### GOAL
Extract every line where the string "this" appears.

### DATA SHOWN
____
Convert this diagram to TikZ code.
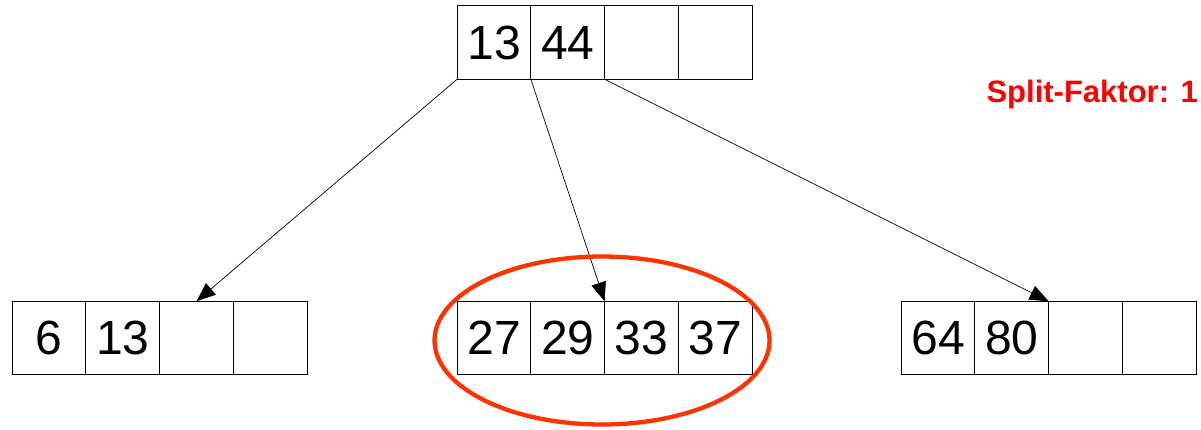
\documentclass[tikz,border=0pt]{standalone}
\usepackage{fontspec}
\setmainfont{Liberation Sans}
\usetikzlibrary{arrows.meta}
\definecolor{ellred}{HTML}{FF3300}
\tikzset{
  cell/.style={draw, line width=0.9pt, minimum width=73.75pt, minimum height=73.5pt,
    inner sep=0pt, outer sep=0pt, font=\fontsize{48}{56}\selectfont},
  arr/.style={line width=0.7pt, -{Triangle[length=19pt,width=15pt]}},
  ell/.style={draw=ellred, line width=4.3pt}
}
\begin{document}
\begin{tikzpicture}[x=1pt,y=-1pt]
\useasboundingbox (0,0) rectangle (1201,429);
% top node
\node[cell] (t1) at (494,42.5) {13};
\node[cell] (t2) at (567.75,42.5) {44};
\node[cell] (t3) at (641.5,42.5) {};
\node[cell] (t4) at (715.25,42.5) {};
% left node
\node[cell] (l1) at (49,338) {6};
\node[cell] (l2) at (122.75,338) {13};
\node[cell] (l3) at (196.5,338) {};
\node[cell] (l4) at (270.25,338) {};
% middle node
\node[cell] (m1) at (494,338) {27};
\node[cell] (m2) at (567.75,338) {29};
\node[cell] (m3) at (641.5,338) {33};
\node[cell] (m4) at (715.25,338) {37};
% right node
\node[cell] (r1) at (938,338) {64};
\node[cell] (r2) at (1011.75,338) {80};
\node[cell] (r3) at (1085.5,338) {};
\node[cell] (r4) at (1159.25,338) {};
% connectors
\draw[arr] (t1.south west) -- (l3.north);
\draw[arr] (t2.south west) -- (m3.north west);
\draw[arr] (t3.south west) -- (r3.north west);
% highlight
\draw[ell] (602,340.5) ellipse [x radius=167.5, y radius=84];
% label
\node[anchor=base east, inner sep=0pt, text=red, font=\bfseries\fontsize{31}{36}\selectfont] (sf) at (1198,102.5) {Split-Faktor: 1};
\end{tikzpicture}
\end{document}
____
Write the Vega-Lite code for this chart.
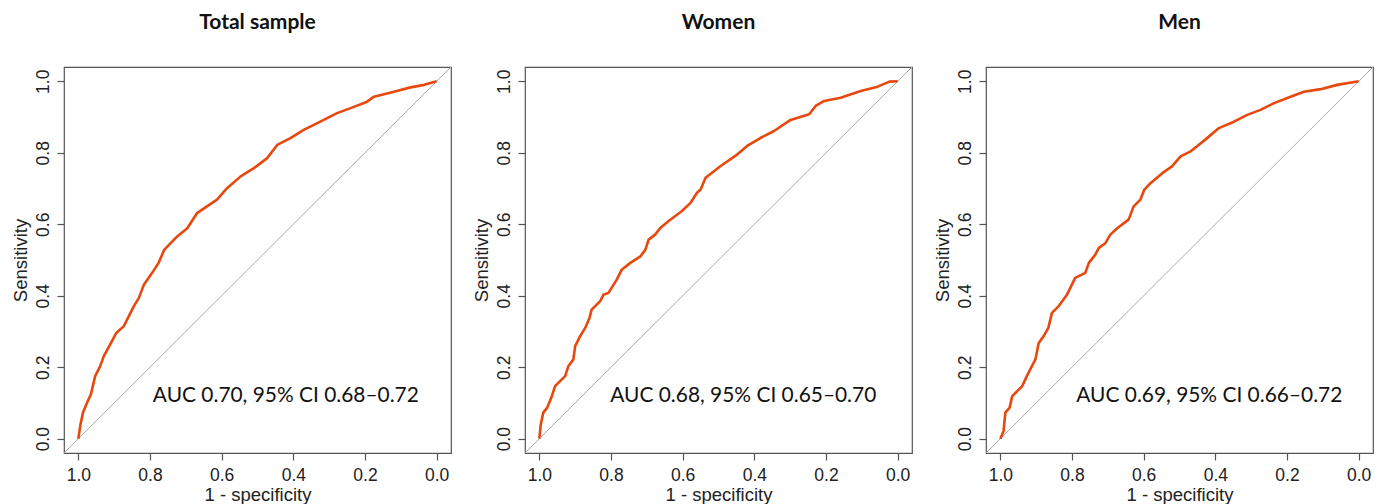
____
### EXPECTED OUTPUT
Convert this diagram to TikZ code.
Write the Vega-Lite code for this chart.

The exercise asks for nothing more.